The Arizona Center for the Law in the Public Interest sits in the same complex with an Econolodge near downtown Phoenix. Hogan's office is cramped and coffee-stained. There are books spilling onto the floor and a cheap, fluorescent lamp on his desk. A framed poster celebrating the 30th anniversary of the landmark civil rights case Brown vs. Board of Education stares down from one of his office walls.

He calls himself an "advocate for social justice," an extension of his Catholic upbringing.

"I grew up Catholic, and at that time there was more of an emphasis on social justice," Hogan told The Arizona Republic. "The idea that you can use your talents and skills to help other people always seemed like an important principle to me."

His list of clients over the years has grabbed headlines.

He has defended the constitutionality of Arizona's Clean Elections Law, which has been attacked and criticized almost immediately after voters passed the act in 1998. He challenged some of the closed-door meetings about the downtown baseball stadium. They opened up the meetings.

His biggest impact, however, has been on Arizona's education system.

He is best known, and most reviled in some legislative circles, for winning a lawsuit on behalf of property-poor school districts. He successfully argued that the method of paying for school construction in Arizona was unfair. Districts in poor areas couldn't generate as much money from property taxes as those in wealthy areas. In 1994, the Arizona Supreme Court held that the system violated the state Constitution's requirements for "general and uniform" schools.

Hogan sued the state four times. In the end, he prevailed and put the state into the school construction business. Called Students First, it passed at the height of the economic boom, when dollars were pouring into state coffers.

Students First is viewed by Hogan's critics as a prime example of how forces outside the Legislature handcuff lawmakers. It has been a lightning rod of controversy since 1998, when the Legislature created it. Kevin McCarthy, president of the Arizona Tax Research Association, said Hogan sues regardless of the consequences to the state.

"Public policy development through the courtroom rarely works out well," McCarthy said. "I think what he's done more often than not is create chaos. Tim drops bombs on the Legislature. At the end of the Students First fight, he was taking schools to a place they didn't want to go. He essentially ran them off the cliff."

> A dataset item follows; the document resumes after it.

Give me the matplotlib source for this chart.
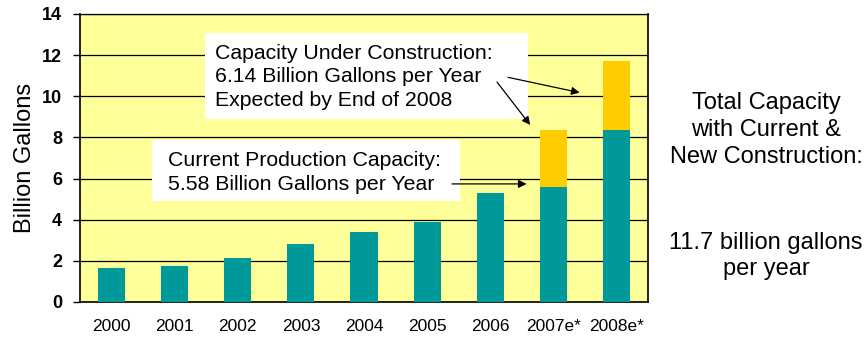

To others, Hogan stands guard for parents and students who can't afford high-paid lobbyists at the Legislature.

Mike Martinez has known Hogan for almost 20 years. He was the assistant superintendent at the Roosevelt School District, the starting point for the fight over school construction.

"Without this, we would have had to tax our people to the moon," said Martinez, now the superintendent of Cartwright Elementary School District. "He's been a godsend. He'll be remembered as the engineer behind the major overhaul of the public schools and how they are built and repaired."

He can be found at the Capitol puffing on a cigarette. He doesn't drink.

"I decided that drinking wasn't good for me," said Hogan. "That's how I rationalize my smoking habit."

Child of the '60s

While Hogan has stirred up controversy at the Capitol, his family life is run-of-the-mill, almost boring. He is a product of the turbulent "make love, not war" 1960s, but his home life is more Father Knows Best. He married his high school sweetheart when he was 20. Hogan and his wife, Peg, have two children, a son and daughter, and they have lived at the same house for years. When asked about his accomplishments, Hogan proudly points to the fact that he missed only two of his son's high school baseball games over a four-year span. He coached his daughter's softball team to a championship.

"He's always worked hard, but he's always found time for his family," Peg Hogan said. "And he's got a great sense of humor."

Gov. Janet Napolitano, who sometimes butts heads with Hogan, said she admires his cause.

"I think that Tim and the Center for Law have raised important issues," Napolitano said. "Without them, some of those issues would not have been raised at all. They don't pick small fights. They pick important ones."